**Aim of the task:**
Among the entries below, copy only the span from the line containing "Recreate this image" through the line containing "ax = fig.add_axes([0.0775, 0.0758, 0.9015, 0.8707])". Do so exactly, and skip the pictures.

**Exercise inputs:**
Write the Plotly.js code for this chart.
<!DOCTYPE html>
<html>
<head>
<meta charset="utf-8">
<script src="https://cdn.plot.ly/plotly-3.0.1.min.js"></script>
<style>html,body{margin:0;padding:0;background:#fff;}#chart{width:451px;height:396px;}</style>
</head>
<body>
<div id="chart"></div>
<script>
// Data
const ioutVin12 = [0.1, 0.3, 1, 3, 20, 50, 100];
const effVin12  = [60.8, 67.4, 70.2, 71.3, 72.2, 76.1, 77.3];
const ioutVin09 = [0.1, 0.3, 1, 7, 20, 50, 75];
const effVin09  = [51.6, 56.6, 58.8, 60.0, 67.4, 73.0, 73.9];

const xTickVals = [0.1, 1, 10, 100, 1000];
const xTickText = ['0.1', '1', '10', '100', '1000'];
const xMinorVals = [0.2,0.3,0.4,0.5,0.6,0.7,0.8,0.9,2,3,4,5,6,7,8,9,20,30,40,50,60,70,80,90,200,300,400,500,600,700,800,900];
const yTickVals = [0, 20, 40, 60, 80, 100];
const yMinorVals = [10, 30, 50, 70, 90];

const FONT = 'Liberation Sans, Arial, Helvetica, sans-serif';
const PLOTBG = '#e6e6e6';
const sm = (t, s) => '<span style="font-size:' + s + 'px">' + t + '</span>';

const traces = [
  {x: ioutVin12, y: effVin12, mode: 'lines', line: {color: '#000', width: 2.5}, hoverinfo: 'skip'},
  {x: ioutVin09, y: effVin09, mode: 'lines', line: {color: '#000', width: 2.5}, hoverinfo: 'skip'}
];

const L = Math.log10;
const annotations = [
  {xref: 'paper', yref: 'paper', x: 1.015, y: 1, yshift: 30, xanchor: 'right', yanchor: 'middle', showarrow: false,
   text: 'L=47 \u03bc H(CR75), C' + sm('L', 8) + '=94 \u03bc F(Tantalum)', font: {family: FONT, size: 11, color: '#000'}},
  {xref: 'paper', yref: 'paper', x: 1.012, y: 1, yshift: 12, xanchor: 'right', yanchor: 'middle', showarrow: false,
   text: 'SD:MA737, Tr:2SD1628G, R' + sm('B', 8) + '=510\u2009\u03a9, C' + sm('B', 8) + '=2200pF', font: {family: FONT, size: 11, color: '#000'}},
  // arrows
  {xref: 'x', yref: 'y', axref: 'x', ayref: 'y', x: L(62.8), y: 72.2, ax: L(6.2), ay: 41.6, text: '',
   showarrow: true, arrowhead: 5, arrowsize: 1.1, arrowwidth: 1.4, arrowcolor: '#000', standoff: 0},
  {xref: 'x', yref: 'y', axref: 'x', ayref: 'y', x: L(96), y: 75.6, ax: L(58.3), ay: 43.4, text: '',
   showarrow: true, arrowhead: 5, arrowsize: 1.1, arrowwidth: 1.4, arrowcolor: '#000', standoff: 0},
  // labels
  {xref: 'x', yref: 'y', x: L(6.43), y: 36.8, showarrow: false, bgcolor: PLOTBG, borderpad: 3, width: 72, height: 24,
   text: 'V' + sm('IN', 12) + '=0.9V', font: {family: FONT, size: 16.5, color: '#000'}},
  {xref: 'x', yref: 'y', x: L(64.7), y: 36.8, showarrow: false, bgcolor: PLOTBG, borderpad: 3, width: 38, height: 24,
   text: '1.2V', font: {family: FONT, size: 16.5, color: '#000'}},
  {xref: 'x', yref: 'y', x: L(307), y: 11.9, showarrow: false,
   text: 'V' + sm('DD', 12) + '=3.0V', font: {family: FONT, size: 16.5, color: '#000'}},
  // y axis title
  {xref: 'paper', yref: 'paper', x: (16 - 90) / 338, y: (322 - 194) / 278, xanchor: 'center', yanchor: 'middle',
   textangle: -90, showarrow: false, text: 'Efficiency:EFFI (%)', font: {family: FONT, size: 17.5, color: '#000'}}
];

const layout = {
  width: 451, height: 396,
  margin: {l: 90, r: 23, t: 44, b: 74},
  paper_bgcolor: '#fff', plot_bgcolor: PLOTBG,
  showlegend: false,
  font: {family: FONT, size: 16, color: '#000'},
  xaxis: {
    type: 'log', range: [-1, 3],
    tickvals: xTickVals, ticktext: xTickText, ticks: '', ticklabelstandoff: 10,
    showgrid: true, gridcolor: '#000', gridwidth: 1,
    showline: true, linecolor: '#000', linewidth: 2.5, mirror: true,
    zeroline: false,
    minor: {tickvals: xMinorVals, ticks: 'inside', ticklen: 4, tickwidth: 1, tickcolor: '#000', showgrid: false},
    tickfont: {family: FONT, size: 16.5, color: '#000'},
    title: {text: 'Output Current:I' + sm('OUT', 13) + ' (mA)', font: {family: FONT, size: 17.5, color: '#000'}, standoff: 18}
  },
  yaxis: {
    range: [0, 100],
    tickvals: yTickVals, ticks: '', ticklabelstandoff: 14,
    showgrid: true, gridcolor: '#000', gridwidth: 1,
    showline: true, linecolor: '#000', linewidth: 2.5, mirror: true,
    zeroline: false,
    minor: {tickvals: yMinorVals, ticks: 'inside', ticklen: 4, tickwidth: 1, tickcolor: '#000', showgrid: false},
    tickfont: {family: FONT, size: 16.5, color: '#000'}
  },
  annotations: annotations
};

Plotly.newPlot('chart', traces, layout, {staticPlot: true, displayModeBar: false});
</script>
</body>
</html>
==
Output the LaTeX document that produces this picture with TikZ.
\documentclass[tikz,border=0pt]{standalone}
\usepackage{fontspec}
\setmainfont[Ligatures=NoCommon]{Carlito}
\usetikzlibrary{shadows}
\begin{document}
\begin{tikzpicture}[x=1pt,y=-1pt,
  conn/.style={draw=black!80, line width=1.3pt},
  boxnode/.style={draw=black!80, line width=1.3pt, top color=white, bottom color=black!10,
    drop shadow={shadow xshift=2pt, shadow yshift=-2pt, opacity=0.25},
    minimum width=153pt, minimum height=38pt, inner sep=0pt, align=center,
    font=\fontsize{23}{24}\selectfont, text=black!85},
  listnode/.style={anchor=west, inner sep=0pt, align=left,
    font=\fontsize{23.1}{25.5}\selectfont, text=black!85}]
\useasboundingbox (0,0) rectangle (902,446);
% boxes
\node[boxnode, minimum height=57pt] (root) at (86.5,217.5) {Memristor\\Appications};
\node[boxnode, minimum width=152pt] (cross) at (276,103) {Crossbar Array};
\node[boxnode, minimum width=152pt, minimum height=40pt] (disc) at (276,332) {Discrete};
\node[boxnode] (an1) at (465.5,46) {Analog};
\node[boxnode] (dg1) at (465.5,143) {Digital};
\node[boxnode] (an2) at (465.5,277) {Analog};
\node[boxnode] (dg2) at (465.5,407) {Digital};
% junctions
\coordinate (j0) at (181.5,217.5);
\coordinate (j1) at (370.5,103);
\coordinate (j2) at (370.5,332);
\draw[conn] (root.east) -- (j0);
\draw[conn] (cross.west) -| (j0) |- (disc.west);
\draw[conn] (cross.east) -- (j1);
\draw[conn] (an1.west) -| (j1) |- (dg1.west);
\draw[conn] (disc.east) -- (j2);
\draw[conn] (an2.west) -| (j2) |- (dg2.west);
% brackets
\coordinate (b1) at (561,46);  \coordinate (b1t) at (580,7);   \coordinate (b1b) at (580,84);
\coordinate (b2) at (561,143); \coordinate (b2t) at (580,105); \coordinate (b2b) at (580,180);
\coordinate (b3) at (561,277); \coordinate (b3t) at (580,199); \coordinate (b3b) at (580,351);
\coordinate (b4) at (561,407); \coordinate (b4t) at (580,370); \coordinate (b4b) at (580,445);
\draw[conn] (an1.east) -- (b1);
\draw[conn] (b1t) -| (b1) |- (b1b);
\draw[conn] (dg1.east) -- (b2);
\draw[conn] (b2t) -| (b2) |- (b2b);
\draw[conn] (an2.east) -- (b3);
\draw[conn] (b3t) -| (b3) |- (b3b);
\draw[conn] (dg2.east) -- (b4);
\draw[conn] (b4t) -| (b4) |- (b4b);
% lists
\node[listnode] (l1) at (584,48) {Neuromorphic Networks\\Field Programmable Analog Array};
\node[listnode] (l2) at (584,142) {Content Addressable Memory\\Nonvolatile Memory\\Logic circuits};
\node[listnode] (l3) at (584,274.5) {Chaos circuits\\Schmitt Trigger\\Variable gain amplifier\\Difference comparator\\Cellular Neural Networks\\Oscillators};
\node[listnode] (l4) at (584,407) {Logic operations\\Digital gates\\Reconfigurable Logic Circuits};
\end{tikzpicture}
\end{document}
---
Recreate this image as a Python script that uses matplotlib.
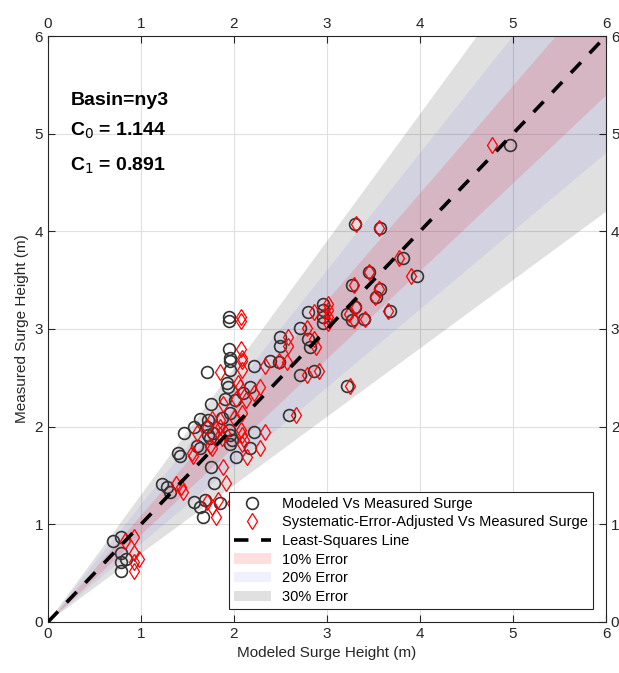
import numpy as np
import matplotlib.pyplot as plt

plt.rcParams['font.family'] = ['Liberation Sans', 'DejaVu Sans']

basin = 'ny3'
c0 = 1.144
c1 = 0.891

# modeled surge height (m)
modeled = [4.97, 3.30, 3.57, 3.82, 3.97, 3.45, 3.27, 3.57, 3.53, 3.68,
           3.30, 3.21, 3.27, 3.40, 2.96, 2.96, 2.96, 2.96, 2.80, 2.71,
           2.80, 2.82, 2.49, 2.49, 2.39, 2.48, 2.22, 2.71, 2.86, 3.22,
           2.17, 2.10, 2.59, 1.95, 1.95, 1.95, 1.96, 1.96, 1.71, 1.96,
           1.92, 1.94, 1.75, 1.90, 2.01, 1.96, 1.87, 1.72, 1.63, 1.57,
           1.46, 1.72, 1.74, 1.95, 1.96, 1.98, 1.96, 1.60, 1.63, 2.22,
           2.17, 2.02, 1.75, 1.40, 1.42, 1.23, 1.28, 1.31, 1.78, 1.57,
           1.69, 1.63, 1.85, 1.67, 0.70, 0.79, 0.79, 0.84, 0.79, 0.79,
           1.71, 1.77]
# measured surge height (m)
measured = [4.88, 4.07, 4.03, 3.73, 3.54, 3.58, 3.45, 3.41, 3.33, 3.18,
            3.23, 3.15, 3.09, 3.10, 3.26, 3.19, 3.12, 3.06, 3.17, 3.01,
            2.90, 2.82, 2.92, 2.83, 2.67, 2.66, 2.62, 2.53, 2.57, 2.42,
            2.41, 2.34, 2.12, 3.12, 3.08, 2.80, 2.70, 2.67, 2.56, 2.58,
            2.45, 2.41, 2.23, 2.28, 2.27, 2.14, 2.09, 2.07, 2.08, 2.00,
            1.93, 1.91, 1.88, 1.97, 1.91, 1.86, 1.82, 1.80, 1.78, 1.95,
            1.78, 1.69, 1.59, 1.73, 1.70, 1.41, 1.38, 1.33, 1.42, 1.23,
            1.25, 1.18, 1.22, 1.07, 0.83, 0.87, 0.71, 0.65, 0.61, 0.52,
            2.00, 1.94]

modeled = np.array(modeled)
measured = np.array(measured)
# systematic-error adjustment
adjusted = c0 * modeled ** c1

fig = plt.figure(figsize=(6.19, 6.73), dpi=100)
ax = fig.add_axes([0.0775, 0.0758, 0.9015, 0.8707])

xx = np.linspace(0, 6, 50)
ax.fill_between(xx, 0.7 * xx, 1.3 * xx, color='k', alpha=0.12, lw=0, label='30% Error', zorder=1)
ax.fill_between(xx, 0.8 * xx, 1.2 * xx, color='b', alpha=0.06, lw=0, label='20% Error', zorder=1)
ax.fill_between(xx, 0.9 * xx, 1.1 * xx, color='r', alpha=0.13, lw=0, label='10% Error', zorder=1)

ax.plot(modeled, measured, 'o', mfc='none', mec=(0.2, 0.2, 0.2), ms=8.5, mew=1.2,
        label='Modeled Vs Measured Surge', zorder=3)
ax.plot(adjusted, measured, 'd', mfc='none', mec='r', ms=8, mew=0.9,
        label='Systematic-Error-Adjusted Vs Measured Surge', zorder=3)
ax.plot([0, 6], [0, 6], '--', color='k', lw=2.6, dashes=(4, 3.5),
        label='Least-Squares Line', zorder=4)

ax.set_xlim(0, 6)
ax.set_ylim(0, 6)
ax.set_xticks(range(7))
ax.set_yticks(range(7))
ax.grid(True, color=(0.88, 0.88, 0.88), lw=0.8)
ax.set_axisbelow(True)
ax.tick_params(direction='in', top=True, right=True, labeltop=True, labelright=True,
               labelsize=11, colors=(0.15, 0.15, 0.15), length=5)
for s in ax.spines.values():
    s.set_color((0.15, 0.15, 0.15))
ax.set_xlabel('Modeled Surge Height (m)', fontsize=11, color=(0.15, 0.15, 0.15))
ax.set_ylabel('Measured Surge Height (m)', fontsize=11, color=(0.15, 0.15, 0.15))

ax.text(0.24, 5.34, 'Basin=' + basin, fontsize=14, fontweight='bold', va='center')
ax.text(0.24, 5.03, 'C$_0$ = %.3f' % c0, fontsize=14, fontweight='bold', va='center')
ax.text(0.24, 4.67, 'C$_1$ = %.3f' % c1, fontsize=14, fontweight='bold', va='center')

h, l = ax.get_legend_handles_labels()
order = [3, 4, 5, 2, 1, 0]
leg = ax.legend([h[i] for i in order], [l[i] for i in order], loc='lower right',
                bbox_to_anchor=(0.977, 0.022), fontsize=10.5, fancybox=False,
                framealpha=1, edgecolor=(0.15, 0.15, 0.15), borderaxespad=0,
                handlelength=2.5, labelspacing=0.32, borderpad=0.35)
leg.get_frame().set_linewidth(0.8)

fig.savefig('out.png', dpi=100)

**Response to the task:**
Recreate this image as a Python script that uses matplotlib.
import numpy as np
import matplotlib.pyplot as plt

plt.rcParams['font.family'] = ['Liberation Sans', 'DejaVu Sans']

basin = 'ny3'
c0 = 1.144
c1 = 0.891

# modeled surge height (m)
modeled = [4.97, 3.30, 3.57, 3.82, 3.97, 3.45, 3.27, 3.57, 3.53, 3.68,
           3.30, 3.21, 3.27, 3.40, 2.96, 2.96, 2.96, 2.96, 2.80, 2.71,
           2.80, 2.82, 2.49, 2.49, 2.39, 2.48, 2.22, 2.71, 2.86, 3.22,
           2.17, 2.10, 2.59, 1.95, 1.95, 1.95, 1.96, 1.96, 1.71, 1.96,
           1.92, 1.94, 1.75, 1.90, 2.01, 1.96, 1.87, 1.72, 1.63, 1.57,
           1.46, 1.72, 1.74, 1.95, 1.96, 1.98, 1.96, 1.60, 1.63, 2.22,
           2.17, 2.02, 1.75, 1.40, 1.42, 1.23, 1.28, 1.31, 1.78, 1.57,
           1.69, 1.63, 1.85, 1.67, 0.70, 0.79, 0.79, 0.84, 0.79, 0.79,
           1.71, 1.77]
# measured surge height (m)
measured = [4.88, 4.07, 4.03, 3.73, 3.54, 3.58, 3.45, 3.41, 3.33, 3.18,
            3.23, 3.15, 3.09, 3.10, 3.26, 3.19, 3.12, 3.06, 3.17, 3.01,
            2.90, 2.82, 2.92, 2.83, 2.67, 2.66, 2.62, 2.53, 2.57, 2.42,
            2.41, 2.34, 2.12, 3.12, 3.08, 2.80, 2.70, 2.67, 2.56, 2.58,
            2.45, 2.41, 2.23, 2.28, 2.27, 2.14, 2.09, 2.07, 2.08, 2.00,
            1.93, 1.91, 1.88, 1.97, 1.91, 1.86, 1.82, 1.80, 1.78, 1.95,
            1.78, 1.69, 1.59, 1.73, 1.70, 1.41, 1.38, 1.33, 1.42, 1.23,
            1.25, 1.18, 1.22, 1.07, 0.83, 0.87, 0.71, 0.65, 0.61, 0.52,
            2.00, 1.94]

modeled = np.array(modeled)
measured = np.array(measured)
# systematic-error adjustment
adjusted = c0 * modeled ** c1

fig = plt.figure(figsize=(6.19, 6.73), dpi=100)
ax = fig.add_axes([0.0775, 0.0758, 0.9015, 0.8707])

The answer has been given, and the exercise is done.